French ride-hailing company Heetch is currently head-hunting a business development head for its Malta operations

French ride-hailing company Heetch is setting its eyes on Malta with aims to join the cab industry.

The start-up is already operational in France and Belgium, as well as Morocco, Algeria and Angola.

It is currently head-hunting a business development head for its Malta operations.

The taxi market is already full of ride-hailing apps like Bolt, eCabs, Ryde, Bonju, Hicabs and Malta Taxi App, with their apps promising cheap prices and fast pick-up times.

It is a lucrative industry that also has its dark side, with early platforms having used illicit self-employment models for gig workers who can provide customers with shot waiting times.

While the gig economy provides flexibility and contract work for those uninterested in nine-to-five jobs, an element of precariousness pervades the industry. Last February, government ministers were warned of over 1,200 third-country nationals working for both taxi and food delivery services, on illegal work contracts in breach of Malta’s employment laws.

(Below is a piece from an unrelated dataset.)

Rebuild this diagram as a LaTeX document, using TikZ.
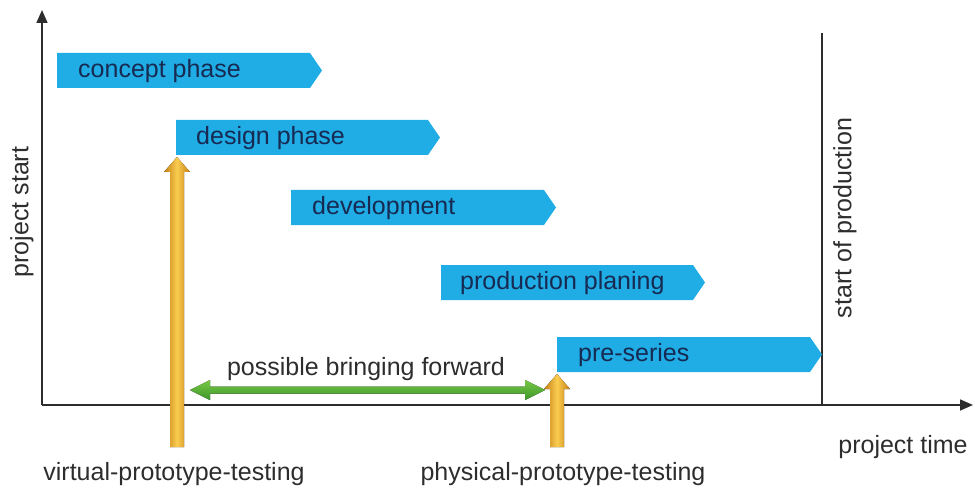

Some companies do not employ drivers and food delivery people directly, allowing them to avoid social security obligations and driving down the cost of labour.

Ride-hailing platforms have enabled great consumer response who use smartphones to hail cabs, coupled with a large supply of drivers to meet this demand. The liberalisation of the taxi market was key to this development, having lifted the need to have cars garaged under one company roof, and decoupling the driver from the company offering the ride-hailing app.

The European Commission now wants to legalise a form of employment status for platform workers and give additional rights to those employed under algorithmic management, giving them the right to a minimum wage, collective bargaining, working time and health protection, paid leave, protection against work accidents, unemployment and sickness benefits, as well as contributory old-age pensions.

Maltese law already lists a set of criteria concerning the legal status of self-employed workers. If five of the eight criteria are fulfilled, then that self-employed worker must be reclassified as an employee within the company it provides services for.